Yes, inched. The only way “to inch” accurately describes movement, you know, is if the incher is barefoot (which I was) or in some kind of muffled footwear. Furthermore, the incher’s feet have to remain on the floor, and he has to baby-step shuffle — yes, again — no more than an inch or two at a time.
Eventually (I figured it must have taken about 10 minutes; our bedroom isn’t that big, but it was still a lot of inches to traverse) I reached the door. I exited the bedroom, to the hallway.
Meanwhile, my brain continued to flood my system with whatever chemical or hormone inspires immobilizing panic. (And don’t tell me it’s adrenalin — that makes you want to act, and my whole being wanted nothing more than to stand still.) I was still shuffling down the hall; we have cats, and I knew lifting my feet in the dark would invite disaster. But at least I was no longer inching. I was footing…
There’s no point in dragging this out. I did manage to foot my way to the kitchen and find the Coleman lamp. (There was another flicker of panic just before I turned the switch, not sure what the light would reveal.

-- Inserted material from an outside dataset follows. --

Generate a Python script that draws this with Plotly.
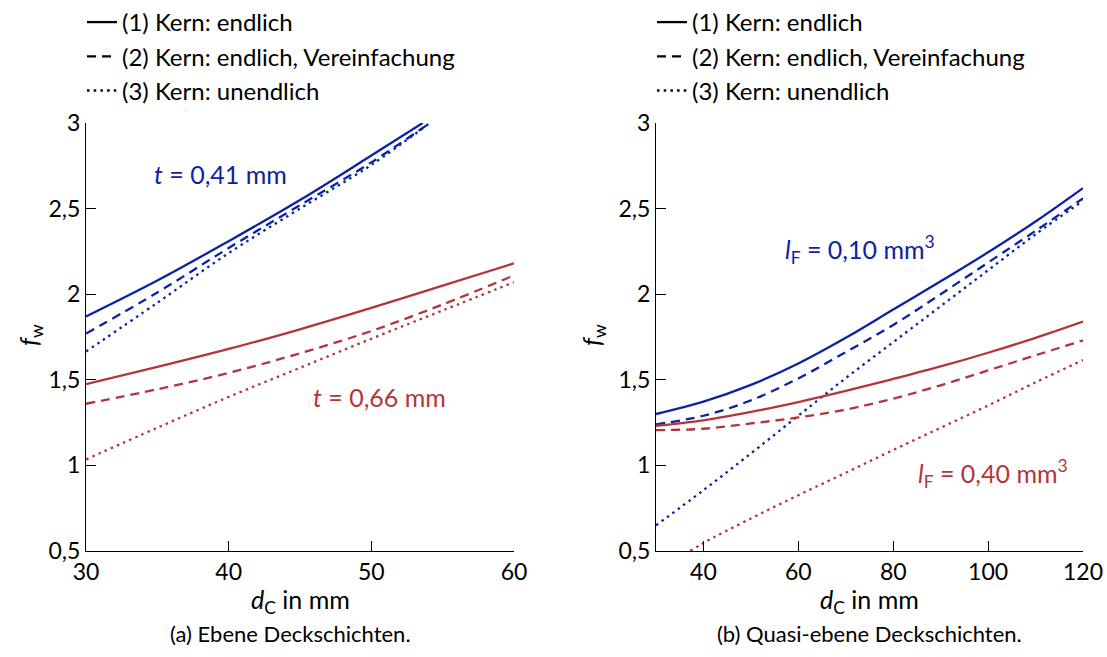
import plotly.graph_objects as go

# ---------------- data ----------------
# (a) Ebene Deckschichten
xa = [30, 35, 40, 45, 50, 55, 60]
a_blue_x1 = [30, 35, 40, 45, 50, 53.6]
a_blue_y1 = [1.87, 2.08, 2.31, 2.55, 2.81, 3.0]
a_blue_x2 = [30, 35, 40, 45, 50, 54.1]
a_blue_y2 = [1.77, 2.01, 2.27, 2.52, 2.77, 3.0]
a_blue_x3 = [30, 35, 40, 45, 50, 54.1]
a_blue_y3 = [1.665, 1.95, 2.24, 2.50, 2.755, 3.0]
a_red_y1 = [1.475, 1.575, 1.68, 1.795, 1.92, 2.05, 2.18]
a_red_y2 = [1.36, 1.445, 1.54, 1.655, 1.785, 1.94, 2.11]
a_red_y3 = [1.035, 1.22, 1.40, 1.57, 1.74, 1.905, 2.07]

# (b) Quasi-ebene Deckschichten
xb = [30, 40, 50, 60, 70, 80, 90, 100, 110, 120]
b_blue_y1 = [1.30, 1.372, 1.47, 1.595, 1.745, 1.91, 2.075, 2.245, 2.425, 2.62]
b_blue_y2 = [1.24, 1.29, 1.38, 1.508, 1.662, 1.82, 2.0, 2.185, 2.37, 2.56]
b_blue_y3 = [0.65, 0.855, 1.07, 1.29, 1.51, 1.72, 1.93, 2.14, 2.35, 2.545]
b_red_y1 = [1.231, 1.263, 1.312, 1.37, 1.435, 1.505, 1.578, 1.658, 1.745, 1.84]
b_red_y2 = [1.206, 1.214, 1.245, 1.28, 1.326, 1.39, 1.468, 1.555, 1.643, 1.73]
b_red_x3 = [37.2, 40, 50, 60, 70, 80, 90, 100, 110, 120]
b_red_y3 = [0.5, 0.547, 0.69, 0.826, 0.957, 1.09, 1.22, 1.35, 1.485, 1.615]

y_ticks = [0.5, 1, 1.5, 2, 2.5, 3]
y_ticktext = ["0,5", "1", "1,5", "2", "2,5", "3"]
xa_ticks = [30, 40, 50, 60]
xb_ticks = [40, 60, 80, 100, 120]

legend_names = ["(1) Kern: endlich", "(2) Kern: endlich, Vereinfachung", "(3) Kern: unendlich"]

# ---------------- style ----------------
BLUE = "#0b22a3"
RED = "#b5343c"
FONT = "Lato"
W = 2.3
DASHES = ["solid", "9px,6px", "2.5px,4.2px"]

fig = go.Figure()

def add(x, y, color, style, xaxis, yaxis):
    fig.add_trace(go.Scatter(
        x=x, y=y, mode="lines", showlegend=False, hoverinfo="skip",
        line=dict(color=color, width=W, dash=DASHES[style], shape="spline", smoothing=1.0),
        xaxis=xaxis, yaxis=yaxis, cliponaxis=True))

# panel a
add(a_blue_x1, a_blue_y1, BLUE, 0, "x", "y")
add(a_blue_x2, a_blue_y2, BLUE, 1, "x", "y")
add(a_blue_x3, a_blue_y3, BLUE, 2, "x", "y")
add(xa, a_red_y1, RED, 0, "x", "y")
add(xa, a_red_y2, RED, 1, "x", "y")
add(xa, a_red_y3, RED, 2, "x", "y")
# panel b
add(xb, b_blue_y1, BLUE, 0, "x2", "y2")
add(xb, b_blue_y2, BLUE, 1, "x2", "y2")
add(xb, b_blue_y3, BLUE, 2, "x2", "y2")
add(xb, b_red_y1, RED, 0, "x2", "y2")
add(xb, b_red_y2, RED, 1, "x2", "y2")
add(b_red_x3, b_red_y3, RED, 2, "x2", "y2")

# legend entries (black samples), one legend per panel
for leg in ["legend", "legend2"]:
    for i, name in enumerate(legend_names):
        fig.add_trace(go.Scatter(
            x=[None], y=[None], mode="lines", name=name, legend=leg,
            legendgroup=f"{leg}{i}",
            line=dict(color="black", width=W, dash=DASHES[i]),
            xaxis="x", yaxis="y"))

FW, FH = 1107, 657
def px_x(p):
    return p / FW
def px_y(p):
    return 1 - p / FH

ax_common = dict(
    showline=True, linecolor="black", linewidth=1.2, mirror=False,
    ticks="inside", ticklen=10, tickcolor="black", tickwidth=1.2,
    showgrid=False, zeroline=False, automargin=False,
    tickfont=dict(family=FONT, size=23, color="black"),
)

LEG_FONT = dict(family=FONT, size=24, color="black")
fig.update_layout(
    width=FW, height=FH,
    margin=dict(l=0, r=0, t=0, b=0),
    paper_bgcolor="white", plot_bgcolor="white",
    font=dict(family=FONT, size=22, color="black"),
    xaxis=dict(domain=[px_x(86), px_x(514)], range=[30, 60], tickvals=xa_ticks,
               anchor="y", **ax_common),
    yaxis=dict(domain=[px_y(551), px_y(123)], range=[0.5, 3], tickvals=y_ticks,
               ticktext=y_ticktext, anchor="x", **ax_common),
    xaxis2=dict(domain=[px_x(656), px_x(1083)], range=[30, 120], tickvals=xb_ticks,
                anchor="y2", **ax_common),
    yaxis2=dict(domain=[px_y(551), px_y(123)], range=[0.5, 3], tickvals=y_ticks,
                ticktext=y_ticktext, anchor="x2", **ax_common),
    legend=dict(x=px_x(82), y=1, xanchor="left", yanchor="top",
                font=LEG_FONT, tracegroupgap=0, bgcolor="rgba(0,0,0,0)", itemwidth=30),
    legend2=dict(x=px_x(652), y=1, xanchor="left", yanchor="top",
                 font=LEG_FONT, tracegroupgap=0, bgcolor="rgba(0,0,0,0)", itemwidth=30),
)

annots = [
    dict(x=39.4, y=2.70, xref="x", yref="y", text="<i>t</i> = 0,41 mm", font=dict(color=BLUE, size=25)),
    dict(x=50.6, y=1.40, xref="x", yref="y", text="<i>t</i> = 0,66 mm", font=dict(color=RED, size=25)),
    dict(x=73.0, y=2.26, xref="x2", yref="y2", text="<i>l</i><sub>F</sub> = 0,10 mm<sup>3</sup>", font=dict(color=BLUE, size=25)),
    dict(x=101.1, y=0.95, xref="x2", yref="y2", text="<i>l</i><sub>F</sub> = 0,40 mm<sup>3</sup>", font=dict(color=RED, size=25)),
    dict(x=px_x(300), y=px_y(601), xref="paper", yref="paper", text="<i>d</i><sub>C</sub> in mm", font=dict(size=25)),
    dict(x=px_x(870), y=px_y(601), xref="paper", yref="paper", text="<i>d</i><sub>C</sub> in mm", font=dict(size=25)),
    dict(x=px_x(30), y=px_y(335), xref="paper", yref="paper", text="<i>f</i><sub>w</sub>", textangle=-90, font=dict(size=25)),
    dict(x=px_x(593), y=px_y(335), xref="paper", yref="paper", text="<i>f</i><sub>w</sub>", textangle=-90, font=dict(size=25)),
    dict(x=px_x(290), y=px_y(633), xref="paper", yref="paper", text="(a) Ebene Deckschichten."),
    dict(x=px_x(870), y=px_y(633), xref="paper", yref="paper", text="(b) Quasi-ebene Deckschichten."),
]
for a in annots:
    f = dict(family=FONT, size=22, color="black")
    f.update(a.pop("font", {}))
    fig.add_annotation(showarrow=False, xanchor="center", yanchor="middle", font=f, **a)

fig.write_html("out.html")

Did I really want to see the hatchet descending?) I carried it with me up the hall, put it on the carpet outside the bedroom door, slipped back inside long enough for my eyes to adjust so I could make my dim way to the nightstand and the hearing aid. Threw on a pair of jeans and some socks. And went forth from the bedroom, shutting the door behind me, to greet an hour of powerlessness.

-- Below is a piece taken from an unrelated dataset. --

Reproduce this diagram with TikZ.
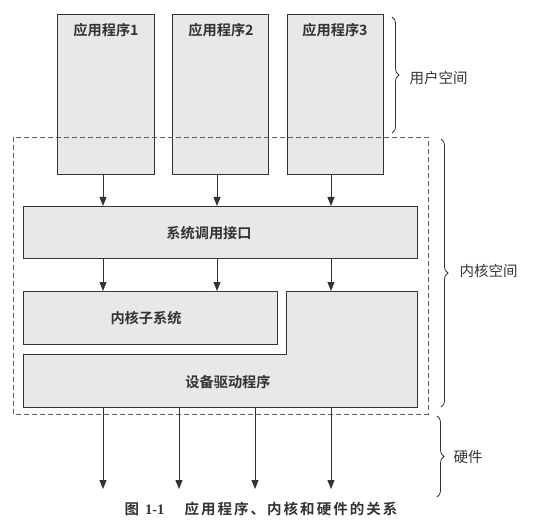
\documentclass[tikz,border=0pt]{standalone}
\usepackage{fontspec}
\setmainfont{Liberation Serif}
\newfontfamily\cjk{Noto Sans CJK SC}[BoldFont={Noto Sans CJK SC Bold}]
\newfontfamily\cjkcap{Noto Sans CJK SC Bold}[LetterSpace=14]
\usetikzlibrary{arrows.meta,decorations.pathreplacing}
\definecolor{boxfill}{HTML}{E8E8E8}
\definecolor{ink}{HTML}{333333}
\tikzset{
  blk/.style={draw=ink,line width=1pt,fill=boxfill},
  lbl/.style={font=\cjk\bfseries\fontsize{14.2}{16}\selectfont,text=ink},
  side/.style={font=\cjk\fontsize{14.5}{16}\selectfont,text=ink,anchor=west},
  arr/.style={draw=ink,line width=0.9pt,-{Triangle[width=7pt,length=9pt]}},
  brc/.style={draw=ink,line width=0.8pt,decorate,decoration={brace,amplitude=7pt}},
  dashline/.style={draw=ink!80,line width=0.8pt,dash pattern=on 5pt off 3pt}
}
\begin{document}
\begin{tikzpicture}[x=1pt,y=-1pt]
\useasboundingbox (0,0) rectangle (540,529);
% application boxes
\node[blk,minimum width=97pt,minimum height=160pt,anchor=north west] (a1) at (57,14) {};
\node[blk,minimum width=96pt,minimum height=160pt,anchor=north west] (a2) at (172,14) {};
\node[blk,minimum width=96pt,minimum height=160pt,anchor=north west] (a3) at (287,14) {};
\node[lbl] (t1) at (106,30) {应用程序1};
\node[lbl] (t2) at (221,30) {应用程序2};
\node[lbl] (t3) at (335,30) {应用程序3};
% kernel dashed region
\draw[dashline] (13,137) rectangle (428,414);
% syscall
\node[blk,minimum width=394pt,minimum height=52pt,anchor=north west] (sc) at (23,206) {};
\node[lbl] (sct) at (209,233) {系统调用接口};
% kernel subsystem
\node[blk,minimum width=254pt,minimum height=53pt,anchor=north west] (ks) at (23,291) {};
\node[lbl] (kst) at (146,318) {内核子系统};
% device driver L shape
\draw[blk] (23,354) -- (286,354) -- (286,291) -- (417,291) -- (417,407) -- (23,407) -- cycle;
\node[lbl] (ddt) at (228,382) {设备驱动程序};
% arrows app -> syscall
\draw[arr] (103,174) -- (103,206);
\draw[arr] (217,174) -- (217,206);
\draw[arr] (331,174) -- (331,206);
% syscall -> lower
\draw[arr] (103,258) -- (103,291);
\draw[arr] (217,258) -- (217,291);
\draw[arr] (331,258) -- (331,291);
% hardware arrows
\coordinate (h1) at (103,489);
\coordinate (h2) at (179,489);
\coordinate (h3) at (255,489);
\coordinate (h4) at (331,489);
\draw[arr] (103,407) -- (h1);
\draw[arr] (179,407) -- (h2);
\draw[arr] (255,407) -- (h3);
\draw[arr] (331,407) -- (h4);
% braces
\draw[brc] (392,17) -- (392,133);
\node[side] (us) at (406,78) {用户空间};
\draw[brc] (441,139) -- (441,407);
\node[side] (kn) at (456,271) {内核空间};
\draw[brc] (437,416) -- (437,497);
\node[side] (hw) at (450,457) {硬件};
% caption
\node[font=\fontsize{14.5}{16}\selectfont,text=ink,anchor=west] (cap1) at (121,509) {{\cjkcap 图}\hspace{4pt}\textbf{1-1}};
\node[font=\fontsize{14.5}{16}\selectfont,text=ink,anchor=west] (cap2) at (181,509) {\cjkcap 应用程序、内核和硬件的关系};
\end{tikzpicture}
\end{document}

When I used my cell phone to report an outage to the electric company, the guy told me they’d already fielded five other calls about power failures in that general area. (He first asked if I’d heard any loud noises when the lights went out. I just laughed.) So I was pretty sure then that it would be okay to go into rooms where the doors were shut. No invasion. And no downed tree, either. Most importantly, no screaming Missus.
Total elapsed time, from the moment I shut off the alarm clock to the time I beeped my cell phone off: twelve minutes.
There was one funny moment, right after I turned the Coleman on and started back across the living room. The two cats, who normally want nothing to do with each other, were seated fairly close together on the living-room floor. Their heads were turned toward me. And they were, naturally, staring at me as though I’d lost my mind. Easy for you to say, I thought to them, you and your magic dark-seeing eyes. They blinked, slowly, acknowledging the thought, and then went back to conspiring in silence.
Update, later the same day: The Missus tells me she woke up the moment the power went off: she uses a “noise machine” to help her sleep, and when that shuts off she wakes up. (Kind of a reverse alarm clock.) She never was able to get back to sleep, either. So all my precautions were for naught.